Gather up the lines that contain "image".

(Stored data)
· · ·

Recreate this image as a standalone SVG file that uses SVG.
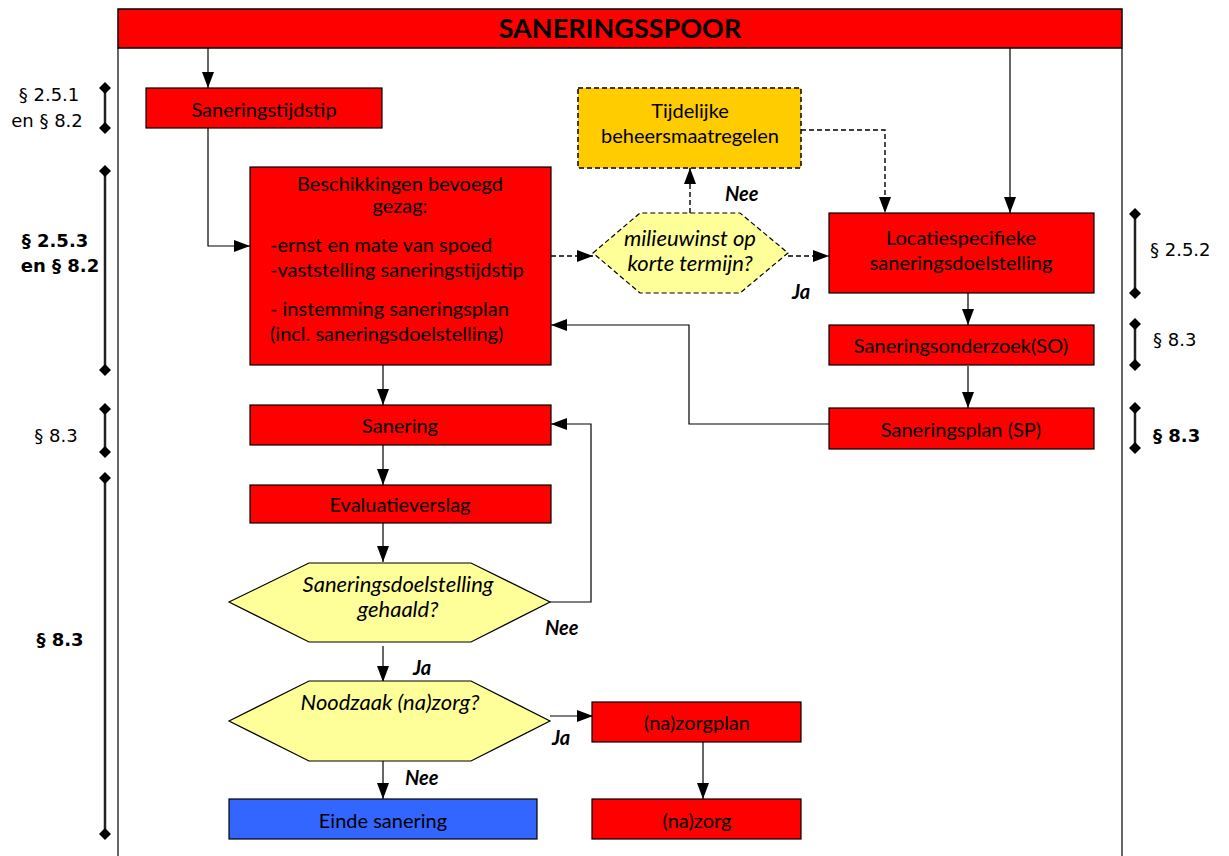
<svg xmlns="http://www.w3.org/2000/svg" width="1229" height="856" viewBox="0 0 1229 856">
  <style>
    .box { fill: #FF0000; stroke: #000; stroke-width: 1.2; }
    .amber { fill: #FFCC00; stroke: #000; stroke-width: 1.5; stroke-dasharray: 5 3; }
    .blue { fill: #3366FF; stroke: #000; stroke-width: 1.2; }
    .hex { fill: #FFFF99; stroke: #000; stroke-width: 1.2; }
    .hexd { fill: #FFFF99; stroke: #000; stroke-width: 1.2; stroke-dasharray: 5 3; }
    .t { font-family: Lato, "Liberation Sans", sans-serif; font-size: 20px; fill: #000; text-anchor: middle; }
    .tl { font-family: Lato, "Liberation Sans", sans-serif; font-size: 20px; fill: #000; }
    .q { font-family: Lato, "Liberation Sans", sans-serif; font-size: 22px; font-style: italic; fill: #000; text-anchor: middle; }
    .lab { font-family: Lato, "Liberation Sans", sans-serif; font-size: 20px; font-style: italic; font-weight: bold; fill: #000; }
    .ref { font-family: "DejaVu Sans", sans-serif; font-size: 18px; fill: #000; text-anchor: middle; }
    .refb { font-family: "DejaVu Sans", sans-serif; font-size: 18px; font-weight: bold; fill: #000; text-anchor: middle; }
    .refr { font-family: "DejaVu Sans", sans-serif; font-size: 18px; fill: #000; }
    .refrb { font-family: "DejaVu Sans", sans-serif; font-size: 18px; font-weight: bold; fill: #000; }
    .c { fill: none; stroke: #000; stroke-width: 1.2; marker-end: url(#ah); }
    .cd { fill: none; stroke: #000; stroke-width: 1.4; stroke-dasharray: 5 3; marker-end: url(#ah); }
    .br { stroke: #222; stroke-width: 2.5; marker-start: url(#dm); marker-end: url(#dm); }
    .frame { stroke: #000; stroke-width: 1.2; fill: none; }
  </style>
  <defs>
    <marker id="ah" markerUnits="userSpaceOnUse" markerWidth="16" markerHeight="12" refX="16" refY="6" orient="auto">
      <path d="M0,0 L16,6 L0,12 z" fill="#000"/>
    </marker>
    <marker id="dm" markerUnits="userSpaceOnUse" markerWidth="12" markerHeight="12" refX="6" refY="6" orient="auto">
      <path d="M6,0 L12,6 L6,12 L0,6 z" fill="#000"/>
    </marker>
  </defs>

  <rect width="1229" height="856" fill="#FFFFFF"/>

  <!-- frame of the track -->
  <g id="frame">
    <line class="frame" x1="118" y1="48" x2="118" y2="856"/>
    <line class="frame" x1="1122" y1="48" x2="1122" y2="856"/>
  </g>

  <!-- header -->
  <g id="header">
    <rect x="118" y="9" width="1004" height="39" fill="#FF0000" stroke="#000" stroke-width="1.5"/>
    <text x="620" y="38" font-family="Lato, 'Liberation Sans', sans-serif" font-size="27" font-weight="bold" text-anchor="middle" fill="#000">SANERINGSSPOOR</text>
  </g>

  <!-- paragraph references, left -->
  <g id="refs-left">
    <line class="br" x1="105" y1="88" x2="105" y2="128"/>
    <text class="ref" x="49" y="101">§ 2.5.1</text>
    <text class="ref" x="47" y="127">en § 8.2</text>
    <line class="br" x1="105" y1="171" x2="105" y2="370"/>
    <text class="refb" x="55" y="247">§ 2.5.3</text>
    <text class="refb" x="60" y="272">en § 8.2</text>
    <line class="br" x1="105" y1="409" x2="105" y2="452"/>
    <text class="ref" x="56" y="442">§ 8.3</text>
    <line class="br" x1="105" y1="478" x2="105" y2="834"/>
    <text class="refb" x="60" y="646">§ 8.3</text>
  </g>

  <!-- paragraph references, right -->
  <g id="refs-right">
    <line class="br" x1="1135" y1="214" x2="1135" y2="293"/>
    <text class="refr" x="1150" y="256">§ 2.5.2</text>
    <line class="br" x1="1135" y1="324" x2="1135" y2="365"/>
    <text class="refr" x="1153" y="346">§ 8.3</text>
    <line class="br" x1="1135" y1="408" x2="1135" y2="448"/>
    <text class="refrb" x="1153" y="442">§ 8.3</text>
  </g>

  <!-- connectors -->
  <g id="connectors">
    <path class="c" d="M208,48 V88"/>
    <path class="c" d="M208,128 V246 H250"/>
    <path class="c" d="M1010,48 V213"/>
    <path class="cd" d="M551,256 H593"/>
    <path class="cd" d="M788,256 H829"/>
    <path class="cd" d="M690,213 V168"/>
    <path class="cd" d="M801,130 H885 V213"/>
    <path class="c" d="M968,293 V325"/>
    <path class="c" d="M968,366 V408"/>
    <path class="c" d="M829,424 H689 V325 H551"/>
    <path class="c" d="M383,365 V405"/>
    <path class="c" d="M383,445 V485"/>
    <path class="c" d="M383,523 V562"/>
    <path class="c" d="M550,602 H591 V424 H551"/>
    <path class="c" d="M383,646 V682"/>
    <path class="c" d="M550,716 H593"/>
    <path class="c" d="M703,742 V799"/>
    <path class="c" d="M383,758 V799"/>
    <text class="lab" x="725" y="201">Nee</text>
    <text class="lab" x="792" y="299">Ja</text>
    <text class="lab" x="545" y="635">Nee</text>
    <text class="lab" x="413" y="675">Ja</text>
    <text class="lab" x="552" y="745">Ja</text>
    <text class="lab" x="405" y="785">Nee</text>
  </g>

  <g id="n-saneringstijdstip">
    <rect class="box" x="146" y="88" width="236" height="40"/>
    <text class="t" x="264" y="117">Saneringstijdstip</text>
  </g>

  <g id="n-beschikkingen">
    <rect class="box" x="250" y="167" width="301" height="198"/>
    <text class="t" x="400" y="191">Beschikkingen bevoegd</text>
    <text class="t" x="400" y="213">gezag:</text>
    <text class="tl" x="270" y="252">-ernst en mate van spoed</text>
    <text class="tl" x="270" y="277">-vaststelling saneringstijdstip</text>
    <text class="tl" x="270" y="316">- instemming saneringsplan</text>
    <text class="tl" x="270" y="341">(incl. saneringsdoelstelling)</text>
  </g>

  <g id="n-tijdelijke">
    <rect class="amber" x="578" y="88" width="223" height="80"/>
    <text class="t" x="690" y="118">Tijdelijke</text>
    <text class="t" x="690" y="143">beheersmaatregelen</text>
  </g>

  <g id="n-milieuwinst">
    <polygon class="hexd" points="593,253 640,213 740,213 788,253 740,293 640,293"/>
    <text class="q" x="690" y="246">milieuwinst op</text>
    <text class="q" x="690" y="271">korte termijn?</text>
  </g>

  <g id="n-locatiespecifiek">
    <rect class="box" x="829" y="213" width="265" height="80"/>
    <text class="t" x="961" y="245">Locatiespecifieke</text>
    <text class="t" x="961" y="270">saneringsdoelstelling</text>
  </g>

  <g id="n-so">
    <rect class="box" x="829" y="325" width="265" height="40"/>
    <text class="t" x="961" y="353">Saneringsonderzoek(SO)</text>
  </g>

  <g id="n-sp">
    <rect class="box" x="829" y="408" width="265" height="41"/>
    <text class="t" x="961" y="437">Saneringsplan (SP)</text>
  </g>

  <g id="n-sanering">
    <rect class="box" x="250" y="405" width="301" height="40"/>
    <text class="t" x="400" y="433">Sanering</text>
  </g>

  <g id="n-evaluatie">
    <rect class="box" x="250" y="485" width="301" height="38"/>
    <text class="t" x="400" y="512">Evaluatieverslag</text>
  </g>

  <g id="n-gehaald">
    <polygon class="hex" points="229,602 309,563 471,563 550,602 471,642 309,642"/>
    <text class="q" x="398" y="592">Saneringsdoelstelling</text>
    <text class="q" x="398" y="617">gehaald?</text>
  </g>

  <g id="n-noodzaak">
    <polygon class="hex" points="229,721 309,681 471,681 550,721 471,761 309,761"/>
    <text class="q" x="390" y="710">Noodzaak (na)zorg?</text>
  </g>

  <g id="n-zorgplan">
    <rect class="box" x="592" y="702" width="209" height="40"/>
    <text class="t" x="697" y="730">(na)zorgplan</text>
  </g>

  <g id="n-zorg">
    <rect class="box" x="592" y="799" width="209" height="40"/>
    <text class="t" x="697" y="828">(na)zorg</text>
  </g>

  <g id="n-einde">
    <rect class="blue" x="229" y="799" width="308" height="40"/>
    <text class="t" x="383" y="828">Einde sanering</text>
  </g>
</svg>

· · ·

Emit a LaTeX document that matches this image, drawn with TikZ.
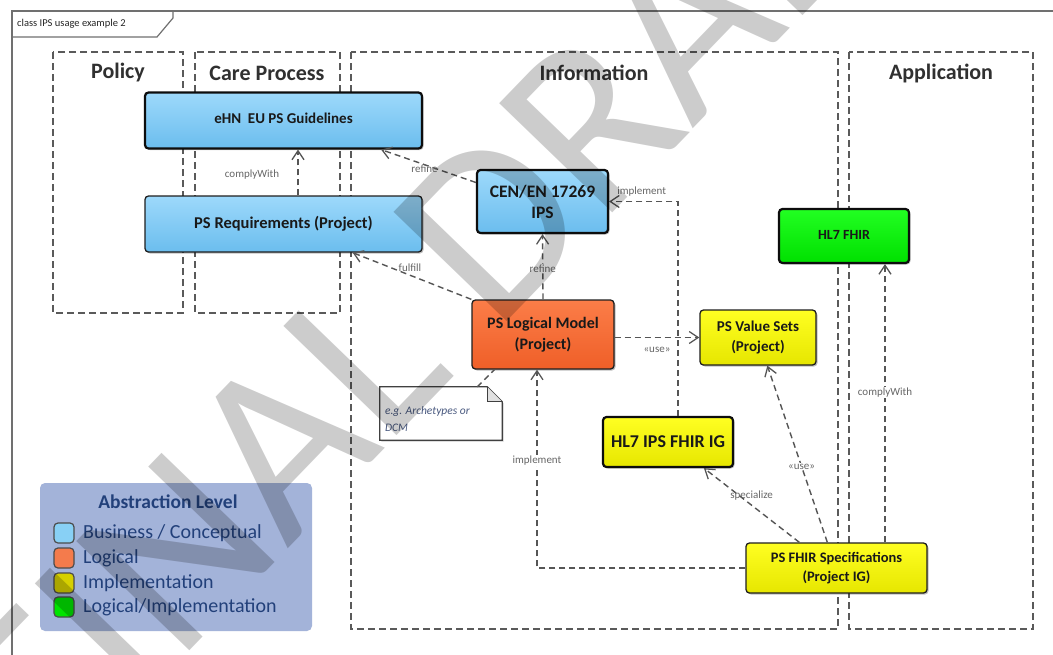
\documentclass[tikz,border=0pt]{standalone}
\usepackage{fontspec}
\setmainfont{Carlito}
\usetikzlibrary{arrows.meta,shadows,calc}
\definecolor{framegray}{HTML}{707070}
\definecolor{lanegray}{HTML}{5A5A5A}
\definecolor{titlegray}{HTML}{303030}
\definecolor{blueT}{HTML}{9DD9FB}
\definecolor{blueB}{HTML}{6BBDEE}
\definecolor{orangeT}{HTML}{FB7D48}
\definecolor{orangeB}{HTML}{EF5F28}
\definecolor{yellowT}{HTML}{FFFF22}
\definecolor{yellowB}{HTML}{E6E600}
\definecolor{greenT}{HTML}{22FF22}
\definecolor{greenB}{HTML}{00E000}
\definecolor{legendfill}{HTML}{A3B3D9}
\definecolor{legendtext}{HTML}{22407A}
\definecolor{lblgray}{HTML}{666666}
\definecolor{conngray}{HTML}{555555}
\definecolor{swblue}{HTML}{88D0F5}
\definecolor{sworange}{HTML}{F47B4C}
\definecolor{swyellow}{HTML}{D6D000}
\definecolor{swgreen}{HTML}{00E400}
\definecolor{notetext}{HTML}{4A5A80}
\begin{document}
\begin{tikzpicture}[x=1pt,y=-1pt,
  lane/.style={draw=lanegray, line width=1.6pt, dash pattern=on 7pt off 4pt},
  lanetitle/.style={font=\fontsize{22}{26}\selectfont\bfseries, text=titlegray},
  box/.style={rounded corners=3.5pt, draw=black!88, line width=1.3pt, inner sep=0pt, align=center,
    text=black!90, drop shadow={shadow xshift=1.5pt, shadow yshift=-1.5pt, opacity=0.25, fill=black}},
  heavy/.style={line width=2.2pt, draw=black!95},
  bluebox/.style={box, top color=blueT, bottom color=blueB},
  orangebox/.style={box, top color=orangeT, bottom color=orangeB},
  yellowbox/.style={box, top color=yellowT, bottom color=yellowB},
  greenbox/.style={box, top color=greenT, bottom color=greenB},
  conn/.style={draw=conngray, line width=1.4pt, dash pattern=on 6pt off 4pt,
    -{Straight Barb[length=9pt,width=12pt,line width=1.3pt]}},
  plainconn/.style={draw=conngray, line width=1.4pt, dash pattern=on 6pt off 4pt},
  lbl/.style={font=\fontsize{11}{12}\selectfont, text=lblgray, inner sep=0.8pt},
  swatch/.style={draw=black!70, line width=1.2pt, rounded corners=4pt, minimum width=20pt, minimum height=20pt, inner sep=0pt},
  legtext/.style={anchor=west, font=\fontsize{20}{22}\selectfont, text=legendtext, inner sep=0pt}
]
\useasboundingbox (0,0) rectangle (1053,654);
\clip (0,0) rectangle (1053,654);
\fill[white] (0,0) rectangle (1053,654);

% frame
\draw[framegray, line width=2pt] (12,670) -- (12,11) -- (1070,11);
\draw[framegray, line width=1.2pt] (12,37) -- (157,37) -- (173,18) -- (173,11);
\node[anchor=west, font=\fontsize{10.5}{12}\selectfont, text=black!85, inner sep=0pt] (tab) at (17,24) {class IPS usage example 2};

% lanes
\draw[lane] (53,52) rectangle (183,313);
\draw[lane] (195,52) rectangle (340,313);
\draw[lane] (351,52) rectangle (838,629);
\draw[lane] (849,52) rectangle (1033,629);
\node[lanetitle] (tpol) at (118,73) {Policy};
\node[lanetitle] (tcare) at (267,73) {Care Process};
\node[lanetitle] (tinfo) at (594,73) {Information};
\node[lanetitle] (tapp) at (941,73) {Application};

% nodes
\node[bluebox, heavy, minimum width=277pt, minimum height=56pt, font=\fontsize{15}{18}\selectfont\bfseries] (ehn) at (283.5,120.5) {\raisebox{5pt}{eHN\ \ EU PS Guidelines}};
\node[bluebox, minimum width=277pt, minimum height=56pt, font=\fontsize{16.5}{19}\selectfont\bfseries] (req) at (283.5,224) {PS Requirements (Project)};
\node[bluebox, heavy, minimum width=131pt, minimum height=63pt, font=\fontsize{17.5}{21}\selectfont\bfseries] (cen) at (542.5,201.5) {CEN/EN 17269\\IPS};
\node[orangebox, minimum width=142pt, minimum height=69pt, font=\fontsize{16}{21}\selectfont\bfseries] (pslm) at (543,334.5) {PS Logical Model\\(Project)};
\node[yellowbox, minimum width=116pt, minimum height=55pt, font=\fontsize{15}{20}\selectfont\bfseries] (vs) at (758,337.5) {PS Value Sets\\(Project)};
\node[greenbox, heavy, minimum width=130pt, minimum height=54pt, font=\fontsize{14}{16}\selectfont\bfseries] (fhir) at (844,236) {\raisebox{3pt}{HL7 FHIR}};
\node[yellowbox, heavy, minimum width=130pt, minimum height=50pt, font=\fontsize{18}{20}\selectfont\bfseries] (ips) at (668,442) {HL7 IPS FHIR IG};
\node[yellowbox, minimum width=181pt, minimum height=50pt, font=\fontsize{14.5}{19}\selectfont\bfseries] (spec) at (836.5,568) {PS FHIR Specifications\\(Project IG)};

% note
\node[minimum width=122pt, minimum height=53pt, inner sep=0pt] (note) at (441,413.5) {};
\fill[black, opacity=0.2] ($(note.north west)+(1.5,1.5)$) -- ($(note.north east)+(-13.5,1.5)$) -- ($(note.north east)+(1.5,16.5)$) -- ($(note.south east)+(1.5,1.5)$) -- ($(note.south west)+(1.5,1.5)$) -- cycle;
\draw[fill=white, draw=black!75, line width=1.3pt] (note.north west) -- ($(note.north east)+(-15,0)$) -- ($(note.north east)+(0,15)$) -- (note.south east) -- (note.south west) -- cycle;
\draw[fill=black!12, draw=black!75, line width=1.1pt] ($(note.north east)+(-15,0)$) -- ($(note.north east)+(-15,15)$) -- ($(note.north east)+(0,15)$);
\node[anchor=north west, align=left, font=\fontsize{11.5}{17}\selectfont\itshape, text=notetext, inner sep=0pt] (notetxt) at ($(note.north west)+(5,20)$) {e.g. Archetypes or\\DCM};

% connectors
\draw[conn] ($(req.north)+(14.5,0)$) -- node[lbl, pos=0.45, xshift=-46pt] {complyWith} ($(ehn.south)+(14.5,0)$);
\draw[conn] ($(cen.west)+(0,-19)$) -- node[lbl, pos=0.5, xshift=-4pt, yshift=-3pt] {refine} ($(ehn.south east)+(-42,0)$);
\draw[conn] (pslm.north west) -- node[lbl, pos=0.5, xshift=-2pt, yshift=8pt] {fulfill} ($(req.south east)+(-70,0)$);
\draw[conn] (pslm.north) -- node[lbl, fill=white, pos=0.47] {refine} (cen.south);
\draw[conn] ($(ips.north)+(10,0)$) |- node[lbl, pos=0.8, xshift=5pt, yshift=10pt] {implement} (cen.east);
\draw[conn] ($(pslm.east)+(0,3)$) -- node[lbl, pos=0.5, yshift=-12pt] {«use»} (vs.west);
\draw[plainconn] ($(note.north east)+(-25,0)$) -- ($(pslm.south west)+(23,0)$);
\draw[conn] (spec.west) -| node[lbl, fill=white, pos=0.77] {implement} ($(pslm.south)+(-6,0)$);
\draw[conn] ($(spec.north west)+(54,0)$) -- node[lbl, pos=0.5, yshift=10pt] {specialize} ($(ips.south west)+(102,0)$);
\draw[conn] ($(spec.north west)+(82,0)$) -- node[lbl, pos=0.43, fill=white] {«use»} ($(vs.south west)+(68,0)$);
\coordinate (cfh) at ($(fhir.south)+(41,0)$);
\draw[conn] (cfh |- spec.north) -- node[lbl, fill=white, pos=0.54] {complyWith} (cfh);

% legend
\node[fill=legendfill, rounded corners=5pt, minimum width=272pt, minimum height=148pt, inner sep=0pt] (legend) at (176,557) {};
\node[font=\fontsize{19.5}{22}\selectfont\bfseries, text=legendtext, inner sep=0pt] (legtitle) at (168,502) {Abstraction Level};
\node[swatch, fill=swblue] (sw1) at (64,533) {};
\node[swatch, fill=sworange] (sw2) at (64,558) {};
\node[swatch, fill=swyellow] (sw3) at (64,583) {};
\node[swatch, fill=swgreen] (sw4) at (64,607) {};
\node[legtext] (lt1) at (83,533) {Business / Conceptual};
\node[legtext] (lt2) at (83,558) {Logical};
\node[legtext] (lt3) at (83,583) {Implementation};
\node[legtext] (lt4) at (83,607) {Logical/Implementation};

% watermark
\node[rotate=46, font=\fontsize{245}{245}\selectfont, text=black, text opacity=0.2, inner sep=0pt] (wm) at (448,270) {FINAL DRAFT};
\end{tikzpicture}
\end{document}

· · ·

RESPONSE:
Recreate this image as a standalone SVG file that uses SVG.
Emit a LaTeX document that matches this image, drawn with TikZ.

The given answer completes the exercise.